One can certainly argue that, in its nature, the issue of abortion is not prone to moderation. Granted, the claims of both sides—bodily autonomy on one versus the preservation of life on the other—tend toward absolutes. But in the real political world, which is to say one in which the Court allows politics to operate, there are almost never total, unregulated rights to anything. Mary Ann Glendon, whose pro-life credentials are impeccable, has written that European countries that have struck compromise positions—more support for child-rearing, more restrictions on abortion as pregnancy advances—have been able to do so because they do not think about abortion in terms of absolute rights.

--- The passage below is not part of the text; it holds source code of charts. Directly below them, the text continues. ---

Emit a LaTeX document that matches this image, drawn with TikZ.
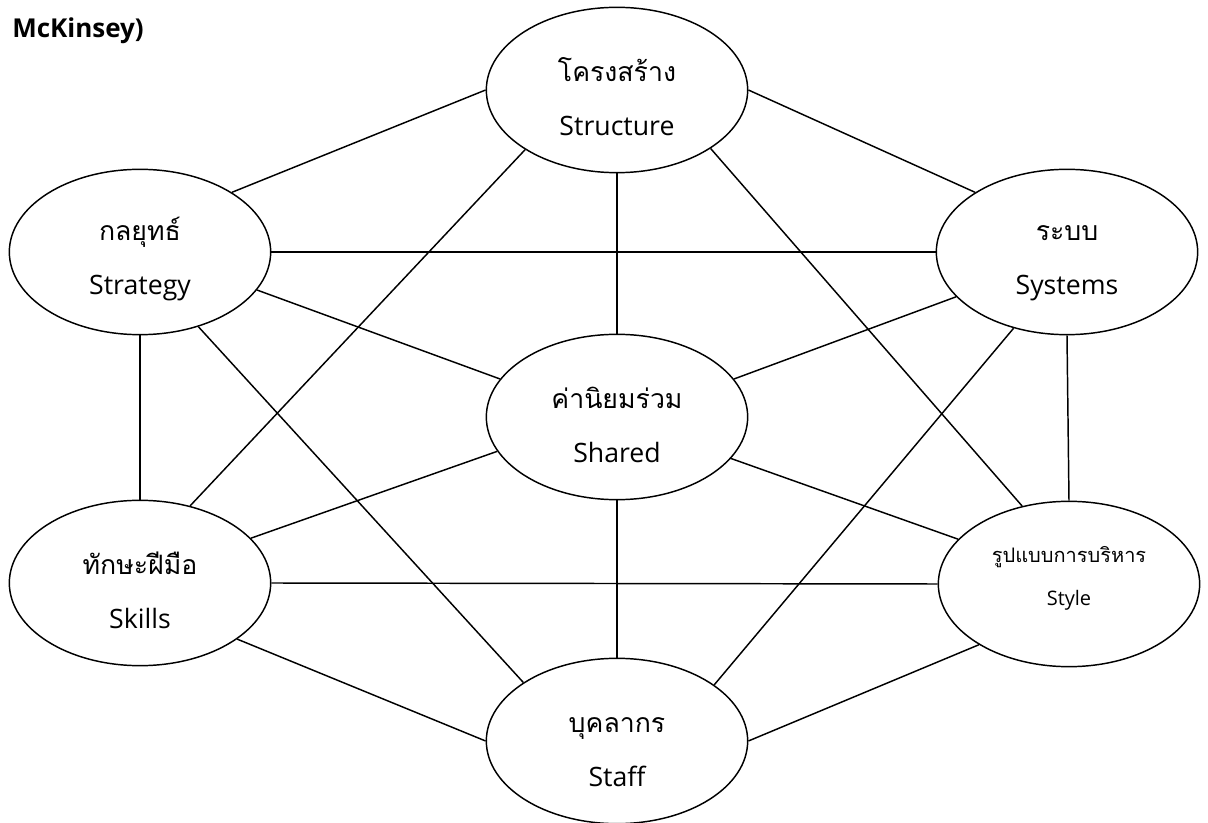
\documentclass[tikz,border=0pt]{standalone}
\usepackage{fontspec}
\setmainfont{Open Sans}
\newfontfamily\thaifont[Script=Thai]{Loma}
\usetikzlibrary{shapes.geometric}

% two lines in an oval: Thai name above, English name below
\newcommand{\sevens}[2]{\rule{0pt}{28pt}{\thaifont #1}\\#2}

\begin{document}
\begin{tikzpicture}[x=0.75pt, y=-0.75pt,
    oval/.style={ellipse, draw, line width=1.1pt, minimum width=196pt, minimum height=124pt,
                 inner sep=0pt, align=center, font=\fontsize{20}{40}\selectfont},
    smalloval/.style={oval, font=\fontsize{15}{32}\selectfont},
    link/.style={line width=1.1pt}]
    \useasboundingbox (0,0) rectangle (1208,823);

    % TITLE (cut off at the top)
    \node[anchor=base west, inner sep=0pt, font=\bfseries\fontsize{19.5}{21}\selectfont] (title) at (12,38) {McKinsey)};

    % THE SEVEN S
    \node[oval] (structure) at (617,90)  {\sevens{โครงสร้าง}{Structure}};
    \node[oval] (strategy)  at (140,252) {\sevens{กลยุทธ์}{Strategy}};
    \node[oval] (systems)   at (1067,252) {\sevens{ระบบ}{Systems}};
    \node[oval] (shared)    at (617,417) {\sevens{ค่านิยมร่วม}{Shared}};
    \node[oval] (skills)    at (140,583) {\sevens{ทักษะฝีมือ}{Skills}};
    \node[smalloval] (style) at (1069,584) {{\thaifont รูปแบบการบริหาร}\\Style\rule[-12pt]{0pt}{0pt}};
    \node[oval] (staff)     at (617,741) {\sevens{บุคลากร}{Staff}};

    % LINKS FROM STRUCTURE
    \draw[link] (structure.180) -- (strategy.33);
    \draw[link] (structure.0) -- (systems.147);
    \draw[link] (structure.213) -- (skills.57);
    \draw[link] (structure.328) -- (style.121);
    \draw[link] (structure.south) -- (shared.north);

    % LINKS FROM STRATEGY
    \draw[link] (strategy.east) -- (systems.west);
    \draw[link] (strategy.342) -- (shared.162);
    \draw[link] (strategy.308) -- (staff.148);
    \draw[link] (strategy.south) -- (skills.north);

    % LINKS FROM SYSTEMS
    \draw[link] (systems.202) -- (shared.18);
    \draw[link] (systems.235) -- (staff.30);
    \draw[link] (systems.south) -- (style.north);

    % LINKS FROM SHARED
    \draw[link] (shared.196) -- (skills.22);
    \draw[link] (shared.340) -- (style.158);
    \draw[link] (shared.south) -- (staff.north);

    % BOTTOM ROW
    \draw[link] (skills.east) -- (style.west);
    \draw[link] (skills.330) -- (staff.west);
    \draw[link] (style.214) -- (staff.east);
\end{tikzpicture}
\end{document}
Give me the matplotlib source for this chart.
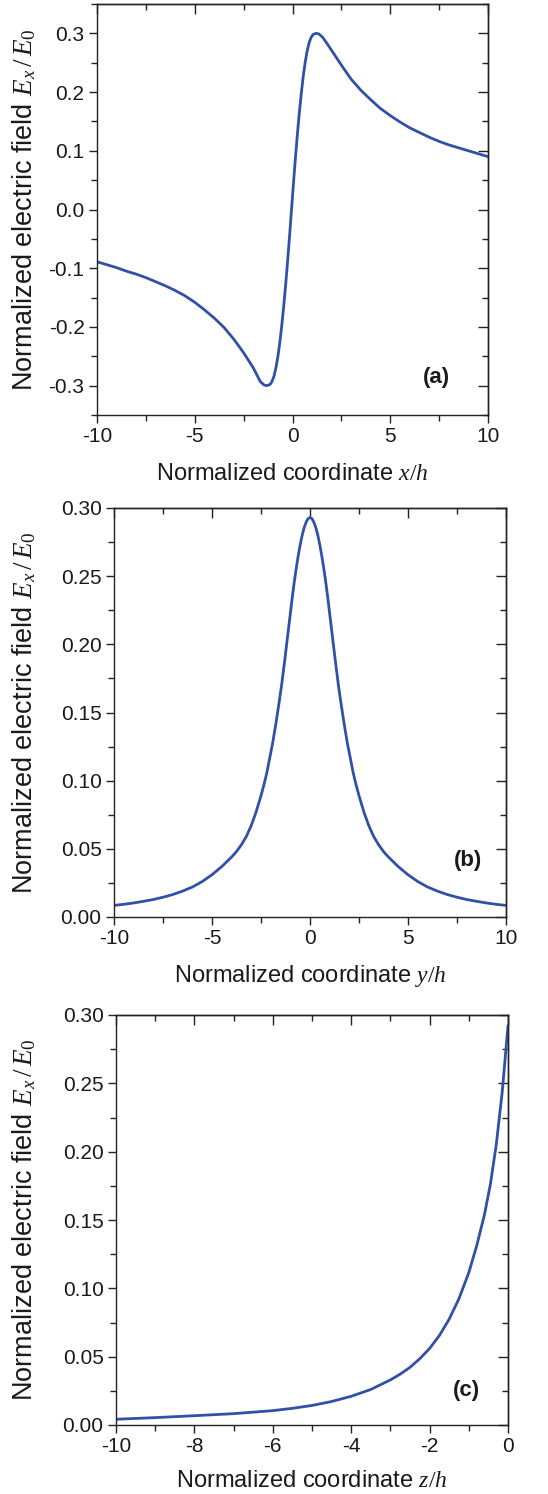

Roe, instead, has created a legislative fantasy-land free of meaningful politics or serious accountability. The odds that a legislature like Alabama’s would actually ban abortion without exceptions if it knew the law would be enforced are slim. (If pro-choice advocates are as confident as they claim in the popularity of their cause, they would do better to take down Roe’s defenses and allow the legislative process to work.) Similarly, legislators in pro-choice states can oppose any restriction on abortion at any time because they can hide behind judicial robes.

Yet polling consistently shows that Americans would resolve abortion to neither side’s absolute satisfaction. Self-descriptions of “pro-life” or “pro-choice” yield close and seemingly insurmountable divisions. But when pollsters ask more nuanced questions, which legislators would be compelled to do in the absence of Roe, they get more nuanced answers. The most common position by far is that abortion should be “legal only under certain circumstances.” This can be framed as one will: “Permit abortion but regulate it” or “ban it with exceptions.”

Either way, Americans do not support absolutes unless constraints imposed by the Court force them to pick a side. A genuine political debate with, crucially, actual consequences would produce varying degrees of restrictions by state—which is appropriate under a system of federalism—but also likely a degree of moderation in all of them that is absent in today’s conversation.

That is generally the case with rights claims. As Glendon notes, they tend toward the absolute, discourage moderation and banish politics. That is nowhere clearer than in the case of Roe. With considerable numbers of Americans identifying with parties on the basis of their views of abortion—which has become a synecdoche for a variety of other issues—overturning Roe might be the quickest route to a genuine political realignment that breaks today’s two-party stalemate.

Instead, we are now approaching the fifth decade of Platonic guardians’ abortion precedent on the Supreme Court providing cover to legislatures to act without consequence. In turn, these legislators are pushing the issue toward extremes they do not actually support in order to get the Justices’ permission to take the more moderate course real-world politics would dictate. This distortion of politics is Roe’s true legacy.